* **DIRECTIONS**: Both boundary lines count: repeat, exactly and alone, the lines from the one containing "Output the web" to the one containing "var height = svgHeight", with pictures left out.
--- Begin MATERIAL PROVIDED ---
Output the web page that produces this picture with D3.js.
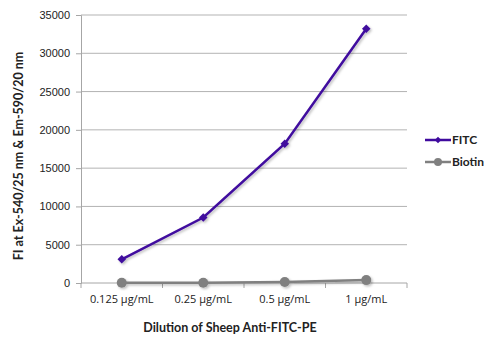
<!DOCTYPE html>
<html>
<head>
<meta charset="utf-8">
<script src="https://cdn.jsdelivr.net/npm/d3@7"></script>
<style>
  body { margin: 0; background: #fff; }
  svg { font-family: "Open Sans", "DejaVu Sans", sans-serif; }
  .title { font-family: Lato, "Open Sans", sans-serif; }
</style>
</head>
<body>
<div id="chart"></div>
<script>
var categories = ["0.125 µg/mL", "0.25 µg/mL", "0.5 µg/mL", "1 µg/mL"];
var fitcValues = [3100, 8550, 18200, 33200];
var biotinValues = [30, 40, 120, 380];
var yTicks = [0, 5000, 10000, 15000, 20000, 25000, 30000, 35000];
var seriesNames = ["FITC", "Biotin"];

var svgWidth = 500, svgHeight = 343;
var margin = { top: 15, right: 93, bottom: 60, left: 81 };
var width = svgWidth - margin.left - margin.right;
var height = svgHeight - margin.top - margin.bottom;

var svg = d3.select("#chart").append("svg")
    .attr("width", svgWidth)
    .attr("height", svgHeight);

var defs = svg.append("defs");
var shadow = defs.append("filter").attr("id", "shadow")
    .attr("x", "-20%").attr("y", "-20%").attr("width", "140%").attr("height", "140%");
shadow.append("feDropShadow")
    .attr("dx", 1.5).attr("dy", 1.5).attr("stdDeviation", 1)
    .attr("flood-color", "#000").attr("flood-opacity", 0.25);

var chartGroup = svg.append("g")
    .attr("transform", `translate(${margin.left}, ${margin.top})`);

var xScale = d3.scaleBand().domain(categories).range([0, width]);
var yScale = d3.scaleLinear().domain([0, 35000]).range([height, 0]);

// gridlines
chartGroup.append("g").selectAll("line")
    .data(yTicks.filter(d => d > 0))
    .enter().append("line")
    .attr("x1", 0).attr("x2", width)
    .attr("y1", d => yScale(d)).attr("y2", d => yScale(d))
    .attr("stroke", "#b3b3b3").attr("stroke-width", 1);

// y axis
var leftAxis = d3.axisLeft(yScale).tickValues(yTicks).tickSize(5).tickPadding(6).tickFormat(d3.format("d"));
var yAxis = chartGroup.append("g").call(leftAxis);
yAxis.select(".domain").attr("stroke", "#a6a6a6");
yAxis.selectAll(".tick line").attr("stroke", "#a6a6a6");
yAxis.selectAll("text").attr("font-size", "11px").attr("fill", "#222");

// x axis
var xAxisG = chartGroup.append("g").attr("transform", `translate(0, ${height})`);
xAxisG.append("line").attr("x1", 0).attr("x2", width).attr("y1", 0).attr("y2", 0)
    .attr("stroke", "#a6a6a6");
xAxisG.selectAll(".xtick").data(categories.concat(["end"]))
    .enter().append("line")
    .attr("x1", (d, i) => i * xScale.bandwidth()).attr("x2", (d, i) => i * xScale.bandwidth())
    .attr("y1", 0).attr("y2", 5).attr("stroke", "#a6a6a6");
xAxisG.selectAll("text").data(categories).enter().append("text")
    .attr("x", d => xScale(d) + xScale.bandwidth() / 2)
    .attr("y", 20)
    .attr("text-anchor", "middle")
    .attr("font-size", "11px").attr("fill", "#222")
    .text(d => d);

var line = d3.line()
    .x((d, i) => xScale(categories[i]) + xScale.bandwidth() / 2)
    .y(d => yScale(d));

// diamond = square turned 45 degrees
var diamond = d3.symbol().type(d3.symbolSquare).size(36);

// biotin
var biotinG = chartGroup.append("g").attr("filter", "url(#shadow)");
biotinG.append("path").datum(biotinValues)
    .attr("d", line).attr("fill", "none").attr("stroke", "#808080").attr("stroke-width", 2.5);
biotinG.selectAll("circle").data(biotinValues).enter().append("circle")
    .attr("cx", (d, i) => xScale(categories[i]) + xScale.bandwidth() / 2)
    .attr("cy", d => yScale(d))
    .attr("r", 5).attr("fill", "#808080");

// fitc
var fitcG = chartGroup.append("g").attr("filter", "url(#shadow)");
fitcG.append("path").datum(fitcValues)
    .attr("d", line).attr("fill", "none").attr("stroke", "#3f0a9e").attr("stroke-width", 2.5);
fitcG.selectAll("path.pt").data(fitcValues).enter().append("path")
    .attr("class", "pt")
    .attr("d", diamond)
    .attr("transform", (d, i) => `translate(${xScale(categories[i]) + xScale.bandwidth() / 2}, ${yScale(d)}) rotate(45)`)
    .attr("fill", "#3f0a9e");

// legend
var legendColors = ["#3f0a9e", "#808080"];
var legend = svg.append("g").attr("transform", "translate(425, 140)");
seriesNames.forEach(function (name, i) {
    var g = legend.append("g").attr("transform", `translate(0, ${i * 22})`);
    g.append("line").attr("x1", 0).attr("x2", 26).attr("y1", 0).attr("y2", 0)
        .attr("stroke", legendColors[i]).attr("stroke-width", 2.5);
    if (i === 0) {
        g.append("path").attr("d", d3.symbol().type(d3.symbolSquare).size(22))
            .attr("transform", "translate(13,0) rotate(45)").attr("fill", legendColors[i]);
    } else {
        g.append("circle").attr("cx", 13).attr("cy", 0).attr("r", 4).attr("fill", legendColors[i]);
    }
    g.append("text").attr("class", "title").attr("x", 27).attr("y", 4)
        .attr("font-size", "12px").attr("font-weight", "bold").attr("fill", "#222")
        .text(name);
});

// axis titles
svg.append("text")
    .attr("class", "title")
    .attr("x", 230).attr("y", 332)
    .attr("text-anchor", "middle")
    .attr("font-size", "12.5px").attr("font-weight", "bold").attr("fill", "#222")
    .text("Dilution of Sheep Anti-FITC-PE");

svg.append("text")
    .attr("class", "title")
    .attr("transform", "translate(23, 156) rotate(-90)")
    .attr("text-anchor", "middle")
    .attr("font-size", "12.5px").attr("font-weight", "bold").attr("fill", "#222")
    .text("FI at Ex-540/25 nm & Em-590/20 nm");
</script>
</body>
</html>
--- End MATERIAL PROVIDED ---
--- Begin MATERIAL PROVIDED ---
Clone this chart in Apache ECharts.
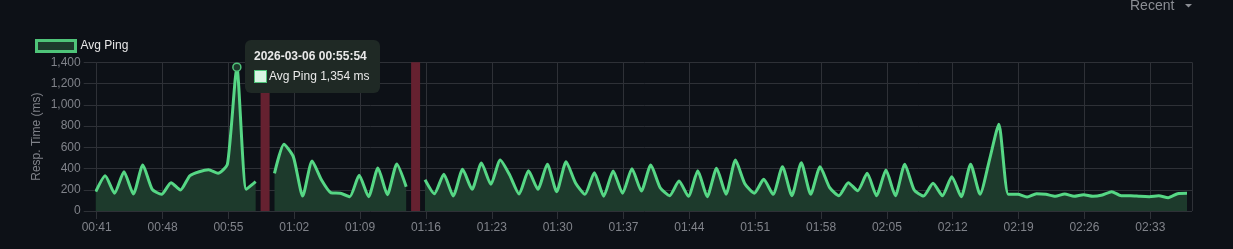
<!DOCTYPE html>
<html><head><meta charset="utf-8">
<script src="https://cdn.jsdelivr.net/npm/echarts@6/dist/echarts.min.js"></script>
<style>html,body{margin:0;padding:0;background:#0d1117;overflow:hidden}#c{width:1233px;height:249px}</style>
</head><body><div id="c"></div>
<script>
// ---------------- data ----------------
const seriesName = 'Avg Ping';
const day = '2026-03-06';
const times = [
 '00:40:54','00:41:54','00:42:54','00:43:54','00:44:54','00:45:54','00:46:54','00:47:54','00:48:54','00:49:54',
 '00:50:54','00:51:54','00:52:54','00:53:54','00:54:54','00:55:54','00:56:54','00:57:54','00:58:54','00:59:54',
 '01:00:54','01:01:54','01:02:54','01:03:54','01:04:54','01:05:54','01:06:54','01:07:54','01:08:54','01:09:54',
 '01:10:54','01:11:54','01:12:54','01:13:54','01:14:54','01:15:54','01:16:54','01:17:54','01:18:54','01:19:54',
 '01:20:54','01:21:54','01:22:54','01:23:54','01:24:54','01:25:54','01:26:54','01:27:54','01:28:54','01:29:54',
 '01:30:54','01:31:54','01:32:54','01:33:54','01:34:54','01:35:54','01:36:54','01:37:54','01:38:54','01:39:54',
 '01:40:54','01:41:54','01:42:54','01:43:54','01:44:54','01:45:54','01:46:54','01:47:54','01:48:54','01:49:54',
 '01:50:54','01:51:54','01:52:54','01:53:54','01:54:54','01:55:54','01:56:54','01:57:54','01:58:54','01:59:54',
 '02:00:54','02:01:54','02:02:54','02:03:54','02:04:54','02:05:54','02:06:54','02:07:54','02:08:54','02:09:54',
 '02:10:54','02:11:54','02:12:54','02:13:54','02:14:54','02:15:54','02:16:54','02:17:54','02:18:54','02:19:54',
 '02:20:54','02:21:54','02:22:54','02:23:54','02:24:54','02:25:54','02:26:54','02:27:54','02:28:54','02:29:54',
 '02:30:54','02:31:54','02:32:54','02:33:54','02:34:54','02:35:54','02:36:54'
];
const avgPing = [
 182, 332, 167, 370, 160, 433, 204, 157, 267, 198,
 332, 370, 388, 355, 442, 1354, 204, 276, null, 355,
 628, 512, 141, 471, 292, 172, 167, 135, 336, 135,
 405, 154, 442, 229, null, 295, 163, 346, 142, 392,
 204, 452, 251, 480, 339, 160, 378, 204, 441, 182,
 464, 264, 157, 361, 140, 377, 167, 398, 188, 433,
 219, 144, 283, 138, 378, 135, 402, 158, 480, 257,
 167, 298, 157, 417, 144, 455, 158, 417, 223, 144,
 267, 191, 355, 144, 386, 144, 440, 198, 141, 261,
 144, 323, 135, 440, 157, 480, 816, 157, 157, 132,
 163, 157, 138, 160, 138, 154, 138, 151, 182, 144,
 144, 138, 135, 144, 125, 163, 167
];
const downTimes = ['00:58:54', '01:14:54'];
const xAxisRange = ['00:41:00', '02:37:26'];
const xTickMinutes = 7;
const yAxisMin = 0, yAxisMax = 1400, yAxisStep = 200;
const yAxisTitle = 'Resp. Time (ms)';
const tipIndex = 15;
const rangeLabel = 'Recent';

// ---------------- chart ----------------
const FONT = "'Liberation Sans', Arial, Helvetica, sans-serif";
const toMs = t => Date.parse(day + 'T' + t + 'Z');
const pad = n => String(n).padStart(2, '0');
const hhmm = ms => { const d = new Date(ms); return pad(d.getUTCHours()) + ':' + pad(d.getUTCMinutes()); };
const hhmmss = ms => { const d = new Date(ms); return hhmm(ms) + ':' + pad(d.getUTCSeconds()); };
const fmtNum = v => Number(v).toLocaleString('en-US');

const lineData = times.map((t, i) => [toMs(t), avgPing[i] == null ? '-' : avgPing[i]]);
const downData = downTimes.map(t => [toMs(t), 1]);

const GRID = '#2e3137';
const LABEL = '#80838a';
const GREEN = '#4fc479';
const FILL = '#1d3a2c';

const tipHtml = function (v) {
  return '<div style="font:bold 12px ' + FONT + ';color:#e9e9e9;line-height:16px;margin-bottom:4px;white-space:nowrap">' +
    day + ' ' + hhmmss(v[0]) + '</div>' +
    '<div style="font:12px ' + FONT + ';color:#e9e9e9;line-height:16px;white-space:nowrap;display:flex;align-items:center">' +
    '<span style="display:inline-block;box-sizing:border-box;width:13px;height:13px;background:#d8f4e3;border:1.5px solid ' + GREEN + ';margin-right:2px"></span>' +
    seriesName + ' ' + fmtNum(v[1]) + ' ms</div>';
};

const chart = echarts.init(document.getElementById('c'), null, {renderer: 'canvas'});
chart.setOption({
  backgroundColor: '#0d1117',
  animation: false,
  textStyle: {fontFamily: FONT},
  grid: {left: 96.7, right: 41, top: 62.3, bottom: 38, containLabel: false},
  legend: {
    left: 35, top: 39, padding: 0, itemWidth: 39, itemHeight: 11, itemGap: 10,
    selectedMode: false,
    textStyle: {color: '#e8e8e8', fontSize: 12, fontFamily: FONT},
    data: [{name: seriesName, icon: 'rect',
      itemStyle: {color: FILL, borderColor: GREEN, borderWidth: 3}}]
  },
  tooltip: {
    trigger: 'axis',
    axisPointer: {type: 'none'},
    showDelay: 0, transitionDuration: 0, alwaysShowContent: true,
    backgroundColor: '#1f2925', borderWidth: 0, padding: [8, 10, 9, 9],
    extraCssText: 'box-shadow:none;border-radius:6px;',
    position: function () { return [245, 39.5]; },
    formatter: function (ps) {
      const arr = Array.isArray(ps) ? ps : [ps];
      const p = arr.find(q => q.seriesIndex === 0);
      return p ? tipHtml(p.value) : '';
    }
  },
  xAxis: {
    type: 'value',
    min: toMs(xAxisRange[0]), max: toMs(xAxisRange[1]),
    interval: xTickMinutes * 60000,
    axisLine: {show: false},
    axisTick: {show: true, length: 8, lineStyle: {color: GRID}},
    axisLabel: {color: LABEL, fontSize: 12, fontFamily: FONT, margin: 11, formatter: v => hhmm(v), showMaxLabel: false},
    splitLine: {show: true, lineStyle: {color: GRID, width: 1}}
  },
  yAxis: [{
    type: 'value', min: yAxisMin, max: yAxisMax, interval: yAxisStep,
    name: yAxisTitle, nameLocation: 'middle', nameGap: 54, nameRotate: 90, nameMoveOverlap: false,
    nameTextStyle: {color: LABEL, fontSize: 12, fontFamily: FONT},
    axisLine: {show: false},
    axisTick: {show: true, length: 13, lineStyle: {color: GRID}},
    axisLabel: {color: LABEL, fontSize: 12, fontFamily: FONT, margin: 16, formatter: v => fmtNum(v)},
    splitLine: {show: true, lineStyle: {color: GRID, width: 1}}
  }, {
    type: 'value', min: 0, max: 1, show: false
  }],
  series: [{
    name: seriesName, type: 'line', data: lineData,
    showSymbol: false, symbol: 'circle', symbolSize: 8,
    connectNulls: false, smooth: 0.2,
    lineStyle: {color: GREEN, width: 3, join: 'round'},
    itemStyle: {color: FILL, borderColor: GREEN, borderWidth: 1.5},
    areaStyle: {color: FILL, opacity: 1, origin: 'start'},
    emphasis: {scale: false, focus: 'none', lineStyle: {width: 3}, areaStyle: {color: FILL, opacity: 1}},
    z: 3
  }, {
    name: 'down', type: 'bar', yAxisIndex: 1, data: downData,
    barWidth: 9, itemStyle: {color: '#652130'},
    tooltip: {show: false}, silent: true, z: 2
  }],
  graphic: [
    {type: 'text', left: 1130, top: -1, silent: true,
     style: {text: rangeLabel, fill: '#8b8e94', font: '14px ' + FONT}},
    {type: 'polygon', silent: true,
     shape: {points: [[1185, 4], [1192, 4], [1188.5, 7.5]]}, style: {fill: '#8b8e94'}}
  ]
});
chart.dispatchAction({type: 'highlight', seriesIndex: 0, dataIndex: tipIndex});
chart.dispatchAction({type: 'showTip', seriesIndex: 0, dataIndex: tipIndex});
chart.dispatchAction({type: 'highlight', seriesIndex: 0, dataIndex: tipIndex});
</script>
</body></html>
--- End MATERIAL PROVIDED ---
* **EXERCISE RESPONSE**:
Output the web page that produces this picture with D3.js.
<!DOCTYPE html>
<html>
<head>
<meta charset="utf-8">
<script src="https://cdn.jsdelivr.net/npm/d3@7"></script>
<style>
  body { margin: 0; background: #fff; }
  svg { font-family: "Open Sans", "DejaVu Sans", sans-serif; }
  .title { font-family: Lato, "Open Sans", sans-serif; }
</style>
</head>
<body>
<div id="chart"></div>
<script>
var categories = ["0.125 µg/mL", "0.25 µg/mL", "0.5 µg/mL", "1 µg/mL"];
var fitcValues = [3100, 8550, 18200, 33200];
var biotinValues = [30, 40, 120, 380];
var yTicks = [0, 5000, 10000, 15000, 20000, 25000, 30000, 35000];
var seriesNames = ["FITC", "Biotin"];

var svgWidth = 500, svgHeight = 343;
var margin = { top: 15, right: 93, bottom: 60, left: 81 };
var width = svgWidth - margin.left - margin.right;
var height = svgHeight - margin.top - margin.bottom;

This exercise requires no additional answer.